■ **SET PROBLEM**
Will you transcribe all the entries word for word, skipping the pictures they hold?

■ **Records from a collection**
==*==

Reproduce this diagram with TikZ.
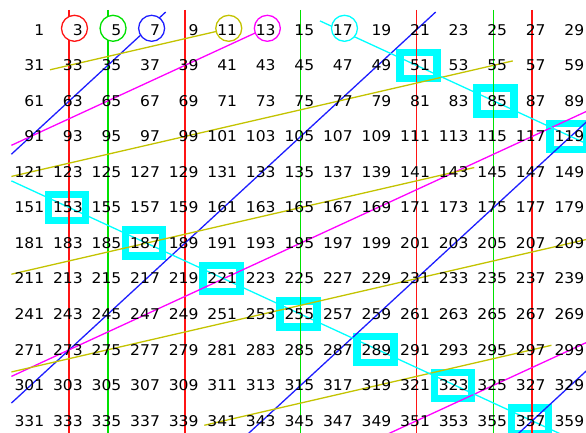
\documentclass[tikz,border=0pt]{standalone}
\usepackage{fontspec}
\setmainfont{DejaVu Sans}[FakeStretch=1.05]
\definecolor{cRed}{RGB}{255,20,20}
\definecolor{cGreen}{RGB}{0,225,0}
\definecolor{cBlue}{RGB}{30,30,255}
\definecolor{cOlive}{RGB}{195,195,0}
\definecolor{cMag}{RGB}{255,0,255}
\definecolor{cCyan}{RGB}{0,255,255}
\begin{document}
\begin{tikzpicture}[x=38.57pt,y=-35.55pt,
  num/.style={anchor=base east,inner sep=0pt,font=\fontsize{14.8}{16}\selectfont},
  ring/.style={circle,draw,fill=white,line width=1.3pt,minimum size=26pt,inner sep=0pt},
  sbox/.style={rectangle,draw=cCyan,line width=7.5pt,minimum width=37pt,minimum height=26pt,inner sep=0pt},
  vline/.style={line width=1.6pt},
  dline/.style={line width=1.3pt}]
\useasboundingbox (-0.796,-0.838) rectangle (14.397,11.314);
% boxes around multiples of 17
\foreach \ri/\ci/\dx in {1/10/0.054,2/12/0.054,3/14/-0.057,5/1/-0.057,6/3/-0.057,7/5/-0.057,8/7/-0.057,9/9/-0.057,10/11/-0.057,11/13/-0.057}{
  \pgfmathtruncatemacro{\nn}{30*\ri+2*\ci+1}
  \node[sbox] (box\nn) at (\ci+\dx,\ri) {};
}
\begin{scope}
\clip (-0.796,-0.838) rectangle (14.397,11.314);
% vertical lines
\foreach \ci/\col in {1/cRed,4/cRed,10/cRed,13/cRed,2/cGreen,7/cGreen,12/cGreen}{
  \coordinate (vt\ci) at (\ci,-0.56);
  \coordinate (vb\ci) at (\ci,11.6);
  \draw[vline,draw=\col] (vt\ci) -- (vb\ci);
}
% diagonal lines
\foreach \nm/\col/\xa/\ya/\xb/\yb in {
  b1/cBlue/3.5/-0.5/-0.5/3.5,
  b2/cBlue/10.5/-0.5/-0.5/10.5,
  b3/cBlue/15/2/5/12,
  b4/cBlue/15/9/12/12,
  m1/cMag/6/0/-0.5/3.25,
  m2/cMag/15/2/-0.5/9.75,
  m3/cMag/15/8.5/8/12,
  o1/cOlive/5/0/0.5/1.125,
  o2/cOlive/12.5/0.875/-0.5/4.125,
  o3/cOlive/11.5/3.875/-0.5/6.875,
  o4/cOlive/15/5.75/-0.5/9.625,
  o5/cOlive/13.5/8.875/4.5/11.125,
  c1/cCyan/7.5/-0.25/15/3.5,
  c2/cCyan/-0.5/4.25/15/12}{
  \coordinate (\nm s) at (\xa,\ya);
  \coordinate (\nm e) at (\xb,\yb);
  \draw[dline,draw=\col] (\nm s) -- (\nm e);
}
\end{scope}
% circles round the primes
\foreach \ci/\col in {1/cRed,2/cGreen,3/cBlue,5/cOlive,6/cMag,8/cCyan}{
  \pgfmathtruncatemacro{\nn}{2*\ci+1}
  \node[ring,draw=\col] (ring\nn) at (\ci+0.135,-0.042) {};
}
% numbers
\foreach \ri in {0,...,11}{
  \foreach \ci in {0,...,14}{
    \pgfmathtruncatemacro{\nn}{30*\ri+2*\ci+1}
    \node[num] (n\nn) at (\ci+0.355,\ri+0.149) {\nn};
  }
}
\end{tikzpicture}
\end{document}
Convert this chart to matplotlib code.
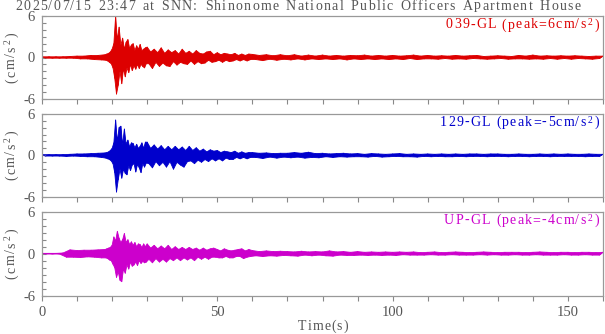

==*==

■ **EXERCISE RESPONSE**
Reproduce this diagram with TikZ.
\documentclass[tikz,border=0pt]{standalone}
\usepackage{fontspec}
\setmainfont{DejaVu Sans}[FakeStretch=1.05]
\definecolor{cRed}{RGB}{255,20,20}
\definecolor{cGreen}{RGB}{0,225,0}
\definecolor{cBlue}{RGB}{30,30,255}
\definecolor{cOlive}{RGB}{195,195,0}
\definecolor{cMag}{RGB}{255,0,255}
\definecolor{cCyan}{RGB}{0,255,255}
\begin{document}
\begin{tikzpicture}[x=38.57pt,y=-35.55pt,
  num/.style={anchor=base east,inner sep=0pt,font=\fontsize{14.8}{16}\selectfont},
  ring/.style={circle,draw,fill=white,line width=1.3pt,minimum size=26pt,inner sep=0pt},
  sbox/.style={rectangle,draw=cCyan,line width=7.5pt,minimum width=37pt,minimum height=26pt,inner sep=0pt},
  vline/.style={line width=1.6pt},
  dline/.style={line width=1.3pt}]
\useasboundingbox (-0.796,-0.838) rectangle (14.397,11.314);
% boxes around multiples of 17
\foreach \ri/\ci/\dx in {1/10/0.054,2/12/0.054,3/14/-0.057,5/1/-0.057,6/3/-0.057,7/5/-0.057,8/7/-0.057,9/9/-0.057,10/11/-0.057,11/13/-0.057}{
  \pgfmathtruncatemacro{\nn}{30*\ri+2*\ci+1}
  \node[sbox] (box\nn) at (\ci+\dx,\ri) {};
}
\begin{scope}
\clip (-0.796,-0.838) rectangle (14.397,11.314);
% vertical lines
\foreach \ci/\col in {1/cRed,4/cRed,10/cRed,13/cRed,2/cGreen,7/cGreen,12/cGreen}{
  \coordinate (vt\ci) at (\ci,-0.56);
  \coordinate (vb\ci) at (\ci,11.6);
  \draw[vline,draw=\col] (vt\ci) -- (vb\ci);
}
% diagonal lines
\foreach \nm/\col/\xa/\ya/\xb/\yb in {
  b1/cBlue/3.5/-0.5/-0.5/3.5,
  b2/cBlue/10.5/-0.5/-0.5/10.5,
  b3/cBlue/15/2/5/12,
  b4/cBlue/15/9/12/12,
  m1/cMag/6/0/-0.5/3.25,
  m2/cMag/15/2/-0.5/9.75,
  m3/cMag/15/8.5/8/12,
  o1/cOlive/5/0/0.5/1.125,
  o2/cOlive/12.5/0.875/-0.5/4.125,
  o3/cOlive/11.5/3.875/-0.5/6.875,
  o4/cOlive/15/5.75/-0.5/9.625,
  o5/cOlive/13.5/8.875/4.5/11.125,
  c1/cCyan/7.5/-0.25/15/3.5,
  c2/cCyan/-0.5/4.25/15/12}{
  \coordinate (\nm s) at (\xa,\ya);
  \coordinate (\nm e) at (\xb,\yb);
  \draw[dline,draw=\col] (\nm s) -- (\nm e);
}
\end{scope}
% circles round the primes
\foreach \ci/\col in {1/cRed,2/cGreen,3/cBlue,5/cOlive,6/cMag,8/cCyan}{
  \pgfmathtruncatemacro{\nn}{2*\ci+1}
  \node[ring,draw=\col] (ring\nn) at (\ci+0.135,-0.042) {};
}
% numbers
\foreach \ri in {0,...,11}{
  \foreach \ci in {0,...,14}{
    \pgfmathtruncatemacro{\nn}{30*\ri+2*\ci+1}
    \node[num] (n\nn) at (\ci+0.355,\ri+0.149) {\nn};
  }
}
\end{tikzpicture}
\end{document}
Convert this chart to matplotlib code.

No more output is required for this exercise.